Information pursuant to section 197 (12) of the Act read with Rule 5(1) & 5(2) of the Companies (Appointment and Remuneration of Managerial personnel) Rules 2014 :
(i). Ratio of the remuneration of each Director, Company Secretary, Chief Financial Officer and Chief Technical Officer to the median remuneration of the employees of the Company; AND
(ii) Percentage increase in their remuneration in 2016-17 as compared to the previous year (2015-16): (Median Remuneration : Rs.1,18,560 in 2016-17)
|Name of whole-time Directors and KMP||Remuneration in 2016-17||Remuneration in 2015-16||% increase in 2016-17||Ratio to Median||Ratio of 2016-17||Remuneration to|
|Rs. lakhs||Rs. lakhs||Remn.||Remn.||Revenue||Net Profit|
|Mr.S.Devarajan, CMD||48.00||36.00||33.33||40.59||0.22 %||5.89 %|
|Mr.S.Jegarajan, JMD||45.60||30.00||52.00||38.56||0.22 %||5.60 %|
|Mr.S.Dinakaran, JMD||19.20||6.00||220.00||16.24||0.09 %||2.36 %|
|Company Secretary||11.14||6.85||62.63||9.40||0.05 %||1.37 %|
|Mr.

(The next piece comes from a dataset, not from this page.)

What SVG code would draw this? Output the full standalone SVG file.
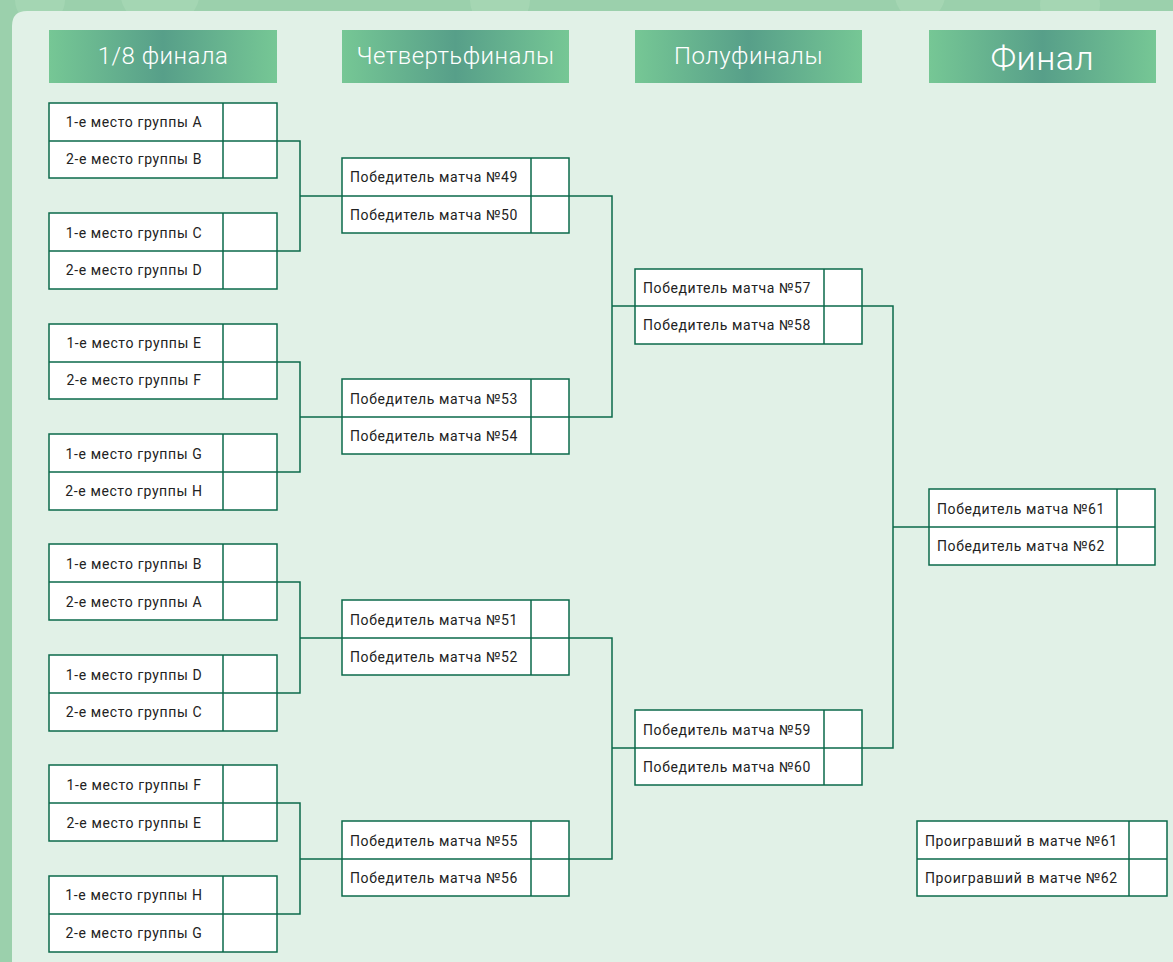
<svg xmlns="http://www.w3.org/2000/svg" width="1173" height="962" viewBox="0 0 1173 962">
<defs>
<linearGradient id="hg" x1="0" y1="0" x2="1" y2="0">
<stop offset="0" stop-color="#76c795"/>
<stop offset="0.5" stop-color="#579f89"/>
<stop offset="1" stop-color="#76c795"/>
</linearGradient>
<style>
.hd{fill:url(#hg)}
.ht{fill:#ffffff;font-family:Roboto,"Liberation Sans",sans-serif;font-weight:300;font-size:24px;text-anchor:middle;letter-spacing:0.5px}
.box{fill:#ffffff;stroke:#0b6a4b;stroke-width:1.5}
.ln{fill:none;stroke:#0b6a4b;stroke-width:1.5}
.t{fill:#222;font-family:Roboto,"Liberation Sans",sans-serif;font-size:14px;letter-spacing:0.6px}
.tc{text-anchor:middle}
</style>
</defs>
<rect width="1173" height="962" fill="#9bd0ac"/>
<g fill="#a9d9b7" opacity="0.7">
<circle cx="160" cy="-10" r="40"/><circle cx="40" cy="0" r="25"/><circle cx="1070" cy="5" r="30"/><circle cx="920" cy="-5" r="25"/><circle cx="500" cy="0" r="30"/>
</g>
<path d="M12 962 V26 Q12 11 27 11 H1173 V962 Z" fill="#e1f1e7"/>
<g id="headers">
<rect class="hd" x="49" y="30" width="228" height="53"/><text class="ht" x="163" y="64">1/8 финала</text>
<rect class="hd" x="342" y="30" width="227" height="53"/><text class="ht" x="455.5" y="64">Четвертьфиналы</text>
<rect class="hd" x="635" y="30" width="227" height="53"/><text class="ht" x="748.5" y="64">Полуфиналы</text>
<rect class="hd" x="929" y="30" width="227" height="53"/><text class="ht" x="1042.5" y="70" style="font-size:34px">Финал</text>
</g>
<g id="connectors">
<path class="ln" d="M277 141 H300 V251 H277 M300 196 H342"/>
<path class="ln" d="M277 362 H300 V472 H277 M300 417 H342"/>
<path class="ln" d="M277 582 H300 V693 H277 M300 638 H342"/>
<path class="ln" d="M277 803 H300 V914 H277 M300 859 H342"/>
<path class="ln" d="M569 196 H612 V417 H569 M612 306 H635"/>
<path class="ln" d="M569 638 H612 V859 H569 M612 748 H635"/>
<path class="ln" d="M862 306 H893 V748 H862 M893 527 H929"/>
</g>
<g id="r16-1"><rect class="box" x="49" y="103" width="228" height="75"/><path class="ln" d="M49 141 H277 M223 103 V178"/><text class="t tc" x="134" y="127">1-е место группы A</text><text class="t tc" x="134" y="164">2-е место группы B</text></g>
<g id="r16-2"><rect class="box" x="49" y="213" width="228" height="76"/><path class="ln" d="M49 251 H277 M223 213 V289"/><text class="t tc" x="134" y="238">1-е место группы C</text><text class="t tc" x="134" y="275">2-е место группы D</text></g>
<g id="r16-3"><rect class="box" x="49" y="324" width="228" height="75"/><path class="ln" d="M49 362 H277 M223 324 V399"/><text class="t tc" x="134" y="348">1-е место группы E</text><text class="t tc" x="134" y="385">2-е место группы F</text></g>
<g id="r16-4"><rect class="box" x="49" y="434" width="228" height="76"/><path class="ln" d="M49 472 H277 M223 434 V510"/><text class="t tc" x="134" y="459">1-е место группы G</text><text class="t tc" x="134" y="496">2-е место группы H</text></g>
<g id="r16-5"><rect class="box" x="49" y="544" width="228" height="76"/><path class="ln" d="M49 582 H277 M223 544 V620"/><text class="t tc" x="134" y="569">1-е место группы B</text><text class="t tc" x="134" y="607">2-е место группы A</text></g>
<g id="r16-6"><rect class="box" x="49" y="655" width="228" height="76"/><path class="ln" d="M49 693 H277 M223 655 V731"/><text class="t tc" x="134" y="680">1-е место группы D</text><text class="t tc" x="134" y="717">2-е место группы C</text></g>
<g id="r16-7"><rect class="box" x="49" y="765" width="228" height="76"/><path class="ln" d="M49 803 H277 M223 765 V841"/><text class="t tc" x="134" y="790">1-е место группы F</text><text class="t tc" x="134" y="828">2-е место группы E</text></g>
<g id="r16-8"><rect class="box" x="49" y="876" width="228" height="76"/><path class="ln" d="M49 914 H277 M223 876 V952"/><text class="t tc" x="134" y="900">1-е место группы H</text><text class="t tc" x="134" y="938">2-е место группы G</text></g>
<g id="qf-1"><rect class="box" x="342" y="158" width="227" height="75"/><path class="ln" d="M342 196 H569 M531 158 V233"/><text class="t" x="350" y="182">Победитель матча №49</text><text class="t" x="350" y="220">Победитель матча №50</text></g>
<g id="qf-2"><rect class="box" x="342" y="379" width="227" height="75"/><path class="ln" d="M342 417 H569 M531 379 V454"/><text class="t" x="350" y="404">Победитель матча №53</text><text class="t" x="350" y="441">Победитель матча №54</text></g>
<g id="qf-3"><rect class="box" x="342" y="600" width="227" height="75"/><path class="ln" d="M342 638 H569 M531 600 V675"/><text class="t" x="350" y="625">Победитель матча №51</text><text class="t" x="350" y="662">Победитель матча №52</text></g>
<g id="qf-4"><rect class="box" x="342" y="821" width="227" height="75"/><path class="ln" d="M342 859 H569 M531 821 V896"/><text class="t" x="350" y="846">Победитель матча №55</text><text class="t" x="350" y="883">Победитель матча №56</text></g>
<g id="sf-1"><rect class="box" x="635" y="269" width="227" height="75"/><path class="ln" d="M635 306 H862 M824 269 V344"/><text class="t" x="643" y="293">Победитель матча №57</text><text class="t" x="643" y="330">Победитель матча №58</text></g>
<g id="sf-2"><rect class="box" x="635" y="710" width="227" height="75"/><path class="ln" d="M635 748 H862 M824 710 V785"/><text class="t" x="643" y="735">Победитель матча №59</text><text class="t" x="643" y="772">Победитель матча №60</text></g>
<g id="final"><rect class="box" x="929" y="489" width="226" height="76"/><path class="ln" d="M929 527 H1155 M1117 489 V565"/><text class="t" x="937" y="514">Победитель матча №61</text><text class="t" x="937" y="551">Победитель матча №62</text></g>
<g id="third"><rect class="box" x="917" y="821" width="250" height="75"/><path class="ln" d="M917 859 H1167 M1129 821 V896"/><text class="t" x="925" y="846">Проигравший в матче №61</text><text class="t" x="925" y="883">Проигравший в матче №62</text></g>
</svg>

D.Niranjan Kumar, CFO||18.00||18.00||NIL||15.22||0.08 %||2.21 %|
|Mr.J.Sakthivel - CTO||18.00||18.00||NIL||15.22||0.08 %||2.21 %|
|Name of Non-executive Directors||# Sitting fees in 2016-17||# Sitting fees in 2015-16||% increase / (% decrease) in 2016-17|
|Rs. lakhs||Rs. lakhs||Sitting fees|
|Name of Independent||# Sitting fees in 2016-17||# Sitting fees in 2015-16||% increase / (% decrease) in 2016-17|
|Rs. lakhs||Rs. lakhs||Sitting fees|
|Mr.Kameshwar M Bhat||2.95||2.50||18.00%|
# Only sitting fees is payable to Non-executive and Independent Directors for the meetings of the Committee or of the Board attended by them.
(iii) Percentage increase in the remuneration of employees in 2016-17 : NIL
(a) No increase in the sitting fees of Directors.
(b) Variation in the sitting fees paid to Directors depends on their attendance at the Board / Committee Meetings.
(iv) Number of permanent employees on the rolls of the Company : 988
(v) No variable component of the remuneration availed by any director.